Das bandeirinhas e luminárias nos fios de ‘Arraial’, do grupo Vento em Madeira ao cálido encontro dos músicos Amilton Godói (pianista, ex-Zimbo Trio) e Léa Freire (flauta) em “A mil tons”, ambos pelo selo dela, Maritaca, devotado à música instrumental. Do impactante tufo de algodão branco em mãos negras, em foto de Lena Trindade, na capa de ‘Cenas brasileiras’, de Wagner Tiso, ao totêmico ‘Monumento nordestino’, coletânea de três CDs e um DVD do atemporal Luiz Gonzaga. De terno, gravata colorida e chapéu na areia da praia, ao lado de uma rodopiante porta estandarte da escola, Tom Jobim, fotografado pela mulher, Ana Jobim, circunavega em verde e rosa em ‘No Tom da Mangueira’. Um pontilhismo pictórico injeta movimento na coletânea ‘Toada moderna’, assim como o mar quebra nas letras onduladas de outra seleção de estilo, ‘Bossa nova – wave’.
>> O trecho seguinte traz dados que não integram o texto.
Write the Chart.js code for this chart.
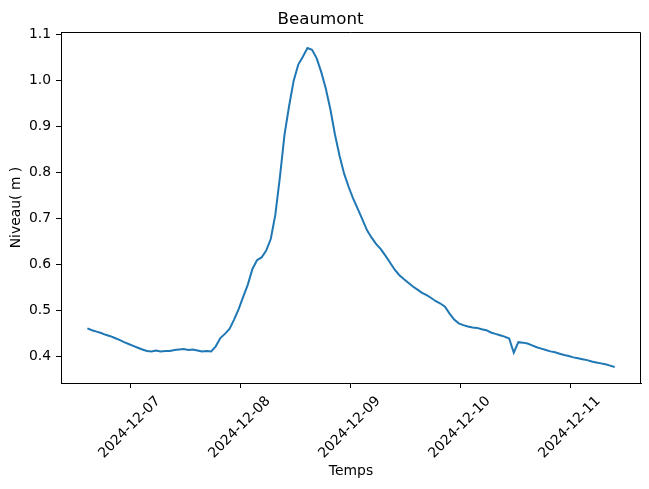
<!DOCTYPE html>
<html>
<head>
<meta charset="utf-8">
<script src="https://cdn.jsdelivr.net/npm/chart.js@4.4.1/dist/chart.umd.min.js"></script>
<style>
  html, body { margin: 0; padding: 0; background: #fff; }
  canvas { display: block; }
</style>
</head>
<body>
<canvas id="levelChart" width="649" height="489"></canvas>
<script>
// water level readings, one per hour from the first timestamp
const startTime = '2024-12-06T14:40';
const stepHours = 1;
const levels = [
    0.461, 0.457, 0.454, 0.451, 0.447, 0.444, 0.440, 0.436, 0.431, 0.427,
    0.423, 0.419, 0.415, 0.412, 0.411, 0.413, 0.411, 0.412, 0.412, 0.414,
    0.415, 0.416, 0.414, 0.415, 0.413, 0.411, 0.412, 0.411, 0.422, 0.440,
    0.449, 0.460, 0.480, 0.503, 0.530, 0.556, 0.590, 0.609, 0.615, 0.630,
    0.655, 0.708, 0.790, 0.882, 0.944, 0.999, 1.034, 1.051, 1.070, 1.066,
    1.048, 1.018, 0.982, 0.937, 0.882, 0.836, 0.797, 0.768, 0.742, 0.720,
    0.697, 0.674, 0.658, 0.644, 0.633, 0.619, 0.604, 0.589, 0.577, 0.568,
    0.560, 0.552, 0.545, 0.538, 0.533, 0.527, 0.520, 0.515, 0.508, 0.493,
    0.480, 0.472, 0.468, 0.465, 0.463, 0.462, 0.459, 0.457, 0.452, 0.449,
    0.446, 0.443, 0.439, 0.408, 0.431, 0.430, 0.428, 0.424, 0.420, 0.417,
    0.414, 0.411, 0.409, 0.406, 0.403, 0.401, 0.398, 0.396, 0.394, 0.392,
    0.389, 0.387, 0.385, 0.383, 0.380, 0.377
];
const tickDates = ['2024-12-07', '2024-12-08', '2024-12-09', '2024-12-10', '2024-12-11'];
const yTicks = [0.4, 0.5, 0.6, 0.7, 0.8, 0.9, 1.0, 1.1];

// hours relative to the first tick date
const origin = new Date(tickDates[0] + 'T00:00').getTime();
const toHours = s => (new Date(s).getTime() - origin) / 3600000;
const firstHour = toHours(startTime);
const points = levels.map((v, i) => ({ x: firstHour + i * stepHours, y: v }));
const tickHours = tickDates.map(d => toHours(d + 'T00:00'));

// matplotlib style 5% margins
const xSpan = (levels.length - 1) * stepHours;
const xMin = firstHour - xSpan * 0.05;
const xMax = firstHour + xSpan * 1.05;
const yLo = Math.min(...levels), yHi = Math.max(...levels);
const yMin = yLo - (yHi - yLo) * 0.05;
const yMax = yHi + (yHi - yLo) * 0.05;

Chart.defaults.font.family = "'DejaVu Sans', sans-serif";
Chart.defaults.color = '#000';

// top and right spines (left and bottom come from the axes)
const frame = {
    id: 'frame',
    afterDraw(chart) {
        const { ctx, chartArea: a } = chart;
        ctx.save();
        ctx.strokeStyle = '#000';
        ctx.lineWidth = 1;
        ctx.beginPath();
        ctx.moveTo(a.left, Math.round(a.top) + 0.5);
        ctx.lineTo(Math.round(a.right) - 0.5, Math.round(a.top) + 0.5);
        ctx.lineTo(Math.round(a.right) - 0.5, a.bottom);
        ctx.stroke();
        ctx.restore();
    }
};

new Chart(document.getElementById('levelChart'), {
    type: 'line',
    data: {
        datasets: [{
            data: points,
            borderColor: '#1f77b4',
            borderWidth: 2,
            pointRadius: 0,
            tension: 0,
            fill: false
        }]
    },
    options: {
        responsive: false,
        animation: false,
        layout: { padding: { left: 0, right: 8, top: 0, bottom: 0 } },
        plugins: {
            legend: { display: false },
            tooltip: { enabled: false },
            title: {
                display: true,
                text: 'Beaumont',
                font: { size: 16.67, weight: 'normal' },
                color: '#000',
                padding: { top: 10, bottom: 2 }
            }
        },
        scales: {
            x: {
                type: 'linear',
                min: xMin,
                max: xMax,
                afterFit: s => { s.height = 106; },
                afterBuildTicks: s => { s.ticks = tickHours.map(v => ({ value: v })); },
                grid: { drawOnChartArea: false, drawTicks: true, tickLength: 5, color: '#000' },
                border: { display: true, color: '#000', width: 1 },
                ticks: {
                    autoSkip: false,
                    minRotation: 45,
                    maxRotation: 45,
                    padding: 5,
                    labelOffset: 28,
                    font: { size: 13.9 },
                    callback: (v, i) => tickDates[i]
                },
                title: {
                    display: true,
                    text: 'Temps',
                    font: { size: 13.9 },
                    padding: { top: 0, bottom: 9 }
                }
            },
            y: {
                min: yMin,
                max: yMax,
                afterFit: s => { s.width = 61; },
                afterBuildTicks: s => { s.ticks = yTicks.map(v => ({ value: v })); },
                grid: { drawOnChartArea: false, drawTicks: true, tickLength: 5, color: '#000' },
                border: { display: true, color: '#000', width: 1 },
                ticks: {
                    padding: 5,
                    font: { size: 13.9 },
                    callback: v => v.toFixed(1)
                },
                title: {
                    display: true,
                    text: 'Niveau( m )',
                    font: { size: 13.9 },
                    padding: { top: 8, bottom: 0 }
                }
            }
        }
    },
    plugins: [frame]
});
</script>
</body>
</html>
“Como artista plástica abstrata, a minha paixão sempre foi o papel, e dele passei para a tela, usando tinta acrílica. Atualmente me dedico às artes gráficas e o meu trabalho é influenciado pelo olhar de artista plástica. Em muitas capas de LPs, CDs e as digitais uso desenho ou pintura como ponto de partida”, define a diretora de criação e comunicação da Passaredo Design, nome fantasia da empresa Ruth Freihof Serviços de Programação Visual Ltda. “Além da música, desenvolvo projetos de livros, web design, curadoria e museografia de exposições. Paralelamente me dedico à agroecologia contribuindo com projetos gráficos”, conta. 

Algumas exposições de seus trabalhos mapeiam seu alentado trajeto e atestam a profundidade de seu compromisso com a arte da transmissão de idéias e sentimentos através das imagens. Ou da sugestão delas.